And how much are their top executives being paid? What perks both financial and material are they receiving? How can the companies pensions be allowed to continue in deficit, when they are recording substantial profit, and presumably paying their shareholders a dividend?

Total it all up I bet it comes no where near £3.4 billion.  Top exec pay is mostly irrelevant as using the money for the lower paid  would give each employee a negligible amount, let's say that the top guys are over paid £10,000,000 a year, by 20,000 employees that is £500, not going to change much is it?  Not even a new gun.

  Pensions are not the companies issue are they?  That is for the Pension Trustees to sort out, surely the company is only on the hook for their legally required contributions and not any deficit incurred by mal-investment or poor yields?
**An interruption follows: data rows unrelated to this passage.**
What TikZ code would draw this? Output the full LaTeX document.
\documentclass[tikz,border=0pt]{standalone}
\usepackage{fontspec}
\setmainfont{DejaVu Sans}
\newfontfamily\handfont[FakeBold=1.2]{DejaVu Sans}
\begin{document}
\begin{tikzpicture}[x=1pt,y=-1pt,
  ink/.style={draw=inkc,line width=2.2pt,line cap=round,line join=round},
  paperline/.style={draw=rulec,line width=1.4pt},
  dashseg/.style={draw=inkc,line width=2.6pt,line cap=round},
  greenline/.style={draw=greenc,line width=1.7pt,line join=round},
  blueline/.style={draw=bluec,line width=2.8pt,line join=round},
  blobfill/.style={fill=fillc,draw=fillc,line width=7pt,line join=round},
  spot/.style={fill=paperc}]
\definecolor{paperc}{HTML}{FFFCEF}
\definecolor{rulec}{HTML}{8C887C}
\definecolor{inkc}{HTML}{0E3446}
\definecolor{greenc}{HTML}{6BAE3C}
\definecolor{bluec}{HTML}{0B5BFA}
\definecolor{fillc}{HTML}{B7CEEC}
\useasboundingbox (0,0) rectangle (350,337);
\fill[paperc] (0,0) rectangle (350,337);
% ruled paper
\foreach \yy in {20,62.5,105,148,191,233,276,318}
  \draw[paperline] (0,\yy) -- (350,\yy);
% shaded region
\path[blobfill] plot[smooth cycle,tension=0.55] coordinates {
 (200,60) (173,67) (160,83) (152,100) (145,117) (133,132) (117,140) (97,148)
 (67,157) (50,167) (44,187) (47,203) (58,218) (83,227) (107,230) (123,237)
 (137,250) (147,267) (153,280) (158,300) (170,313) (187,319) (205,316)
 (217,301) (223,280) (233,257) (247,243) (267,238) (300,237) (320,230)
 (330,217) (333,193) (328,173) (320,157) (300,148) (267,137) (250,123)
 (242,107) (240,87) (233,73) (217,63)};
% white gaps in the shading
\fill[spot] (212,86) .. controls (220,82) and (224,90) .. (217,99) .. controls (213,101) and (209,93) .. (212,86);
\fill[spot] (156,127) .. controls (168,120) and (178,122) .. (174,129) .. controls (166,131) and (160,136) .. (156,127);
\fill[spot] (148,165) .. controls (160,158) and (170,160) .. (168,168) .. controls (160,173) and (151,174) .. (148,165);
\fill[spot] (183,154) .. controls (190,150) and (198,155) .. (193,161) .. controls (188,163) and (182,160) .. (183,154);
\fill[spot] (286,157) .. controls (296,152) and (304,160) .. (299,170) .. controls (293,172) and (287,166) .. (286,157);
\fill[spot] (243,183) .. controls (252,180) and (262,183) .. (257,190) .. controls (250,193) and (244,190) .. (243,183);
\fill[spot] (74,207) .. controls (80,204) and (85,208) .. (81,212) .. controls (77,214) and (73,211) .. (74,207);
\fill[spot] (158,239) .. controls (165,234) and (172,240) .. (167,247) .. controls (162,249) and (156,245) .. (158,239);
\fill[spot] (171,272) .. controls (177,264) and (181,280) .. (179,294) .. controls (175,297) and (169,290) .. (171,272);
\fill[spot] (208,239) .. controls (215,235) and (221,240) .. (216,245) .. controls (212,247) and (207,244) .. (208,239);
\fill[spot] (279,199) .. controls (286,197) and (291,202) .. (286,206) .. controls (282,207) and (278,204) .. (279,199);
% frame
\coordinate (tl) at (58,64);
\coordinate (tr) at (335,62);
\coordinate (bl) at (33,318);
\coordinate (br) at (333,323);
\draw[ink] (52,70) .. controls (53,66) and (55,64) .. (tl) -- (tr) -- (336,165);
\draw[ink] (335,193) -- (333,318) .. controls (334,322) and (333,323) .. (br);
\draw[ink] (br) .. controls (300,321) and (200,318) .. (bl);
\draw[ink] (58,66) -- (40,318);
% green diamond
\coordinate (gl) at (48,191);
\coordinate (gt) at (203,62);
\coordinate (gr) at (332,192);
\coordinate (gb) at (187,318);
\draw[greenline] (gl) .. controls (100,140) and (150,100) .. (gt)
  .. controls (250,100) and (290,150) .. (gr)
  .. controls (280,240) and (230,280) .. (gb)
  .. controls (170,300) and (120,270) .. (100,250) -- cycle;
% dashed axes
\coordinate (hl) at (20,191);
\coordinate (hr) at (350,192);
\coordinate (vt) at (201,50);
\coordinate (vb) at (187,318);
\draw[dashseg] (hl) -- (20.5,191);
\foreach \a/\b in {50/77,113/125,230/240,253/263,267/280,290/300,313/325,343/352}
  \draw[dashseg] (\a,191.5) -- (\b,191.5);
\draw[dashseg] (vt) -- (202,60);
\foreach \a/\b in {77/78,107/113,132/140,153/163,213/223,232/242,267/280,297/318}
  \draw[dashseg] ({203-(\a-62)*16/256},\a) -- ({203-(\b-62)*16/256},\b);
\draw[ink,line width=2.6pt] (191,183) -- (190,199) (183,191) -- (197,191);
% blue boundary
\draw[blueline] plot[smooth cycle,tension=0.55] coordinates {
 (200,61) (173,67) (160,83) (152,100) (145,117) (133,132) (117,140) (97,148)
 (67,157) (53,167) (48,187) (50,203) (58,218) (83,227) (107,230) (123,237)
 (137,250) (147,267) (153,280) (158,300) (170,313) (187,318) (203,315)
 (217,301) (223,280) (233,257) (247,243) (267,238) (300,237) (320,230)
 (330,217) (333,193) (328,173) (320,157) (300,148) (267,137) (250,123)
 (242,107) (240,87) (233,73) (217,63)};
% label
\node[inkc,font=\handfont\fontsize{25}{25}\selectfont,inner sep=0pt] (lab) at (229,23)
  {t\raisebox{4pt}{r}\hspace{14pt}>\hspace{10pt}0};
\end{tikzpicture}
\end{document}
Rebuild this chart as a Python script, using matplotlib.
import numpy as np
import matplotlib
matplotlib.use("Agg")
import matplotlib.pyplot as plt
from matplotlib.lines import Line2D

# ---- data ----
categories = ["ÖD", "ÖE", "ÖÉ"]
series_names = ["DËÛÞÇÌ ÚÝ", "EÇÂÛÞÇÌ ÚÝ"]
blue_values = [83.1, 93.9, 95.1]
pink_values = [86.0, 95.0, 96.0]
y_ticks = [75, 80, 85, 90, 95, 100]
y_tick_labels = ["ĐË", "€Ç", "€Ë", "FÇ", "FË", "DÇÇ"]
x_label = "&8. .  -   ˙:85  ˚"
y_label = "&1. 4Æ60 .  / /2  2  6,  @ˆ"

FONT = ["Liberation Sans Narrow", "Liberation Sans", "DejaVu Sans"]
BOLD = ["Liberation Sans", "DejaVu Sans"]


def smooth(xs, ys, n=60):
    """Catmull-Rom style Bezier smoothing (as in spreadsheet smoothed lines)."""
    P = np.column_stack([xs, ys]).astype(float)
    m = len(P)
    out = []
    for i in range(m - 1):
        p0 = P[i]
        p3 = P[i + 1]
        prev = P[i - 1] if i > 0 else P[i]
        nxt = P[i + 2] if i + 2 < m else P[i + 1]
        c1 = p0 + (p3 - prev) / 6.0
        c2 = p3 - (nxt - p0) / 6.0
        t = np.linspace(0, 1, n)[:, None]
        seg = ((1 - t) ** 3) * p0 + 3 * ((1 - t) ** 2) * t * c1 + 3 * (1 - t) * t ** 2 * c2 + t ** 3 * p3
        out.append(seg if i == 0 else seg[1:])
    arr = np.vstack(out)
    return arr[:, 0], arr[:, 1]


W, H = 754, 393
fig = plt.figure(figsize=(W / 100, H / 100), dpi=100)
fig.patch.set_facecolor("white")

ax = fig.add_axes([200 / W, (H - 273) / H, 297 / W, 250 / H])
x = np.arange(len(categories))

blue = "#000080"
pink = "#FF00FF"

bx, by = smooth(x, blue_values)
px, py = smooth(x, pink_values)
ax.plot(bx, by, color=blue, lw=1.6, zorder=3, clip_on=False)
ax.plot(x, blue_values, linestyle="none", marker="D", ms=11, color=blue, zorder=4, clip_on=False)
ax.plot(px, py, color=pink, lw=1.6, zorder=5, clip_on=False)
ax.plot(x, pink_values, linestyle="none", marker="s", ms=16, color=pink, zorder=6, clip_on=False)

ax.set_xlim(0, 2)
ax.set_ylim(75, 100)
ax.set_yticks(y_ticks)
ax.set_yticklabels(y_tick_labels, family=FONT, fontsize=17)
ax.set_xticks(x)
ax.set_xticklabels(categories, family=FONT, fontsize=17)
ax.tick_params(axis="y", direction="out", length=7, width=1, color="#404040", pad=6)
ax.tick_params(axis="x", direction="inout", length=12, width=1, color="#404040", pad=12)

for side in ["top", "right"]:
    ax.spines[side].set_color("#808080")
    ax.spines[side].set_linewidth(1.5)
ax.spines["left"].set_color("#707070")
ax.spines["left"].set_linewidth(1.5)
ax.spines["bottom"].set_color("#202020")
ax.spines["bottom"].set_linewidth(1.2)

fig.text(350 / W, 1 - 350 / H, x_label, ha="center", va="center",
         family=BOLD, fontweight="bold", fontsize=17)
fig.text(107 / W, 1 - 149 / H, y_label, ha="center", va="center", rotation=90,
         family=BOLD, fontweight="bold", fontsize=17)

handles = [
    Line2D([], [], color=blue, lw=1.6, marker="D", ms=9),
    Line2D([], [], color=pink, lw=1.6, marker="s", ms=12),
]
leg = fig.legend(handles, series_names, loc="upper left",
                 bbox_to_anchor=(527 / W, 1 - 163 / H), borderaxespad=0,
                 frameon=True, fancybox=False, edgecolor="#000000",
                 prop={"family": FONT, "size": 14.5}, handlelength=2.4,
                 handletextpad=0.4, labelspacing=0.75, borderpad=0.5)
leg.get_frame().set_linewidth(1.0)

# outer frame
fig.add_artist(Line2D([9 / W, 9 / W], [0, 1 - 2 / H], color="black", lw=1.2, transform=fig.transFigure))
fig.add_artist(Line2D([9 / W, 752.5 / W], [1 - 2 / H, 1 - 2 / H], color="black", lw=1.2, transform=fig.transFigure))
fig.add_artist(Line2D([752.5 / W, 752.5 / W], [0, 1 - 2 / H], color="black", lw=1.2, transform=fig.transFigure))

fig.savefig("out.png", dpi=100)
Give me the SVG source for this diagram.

  The numbers are just too big, the debt and the losses too much to pay back even at 0% interest because the money borrowed was to off-set losses or buy-back shares and not invested in the company to produce better profits from increased productivity.  A lot is said about productivity these days, and the way the MSM portray it it is due to lazy employees, whereas most increases in productivity come from investment in new machinery/systems and processes and that simply is not happening.

  Could be that inflation will save the day, good dose of inflation lessens the debt burden tremendously.  Many of our parents/grandparents had huge chunks of their mortgage inflated away, leading to them doing well for the most part, but the legacy is coming home to roost.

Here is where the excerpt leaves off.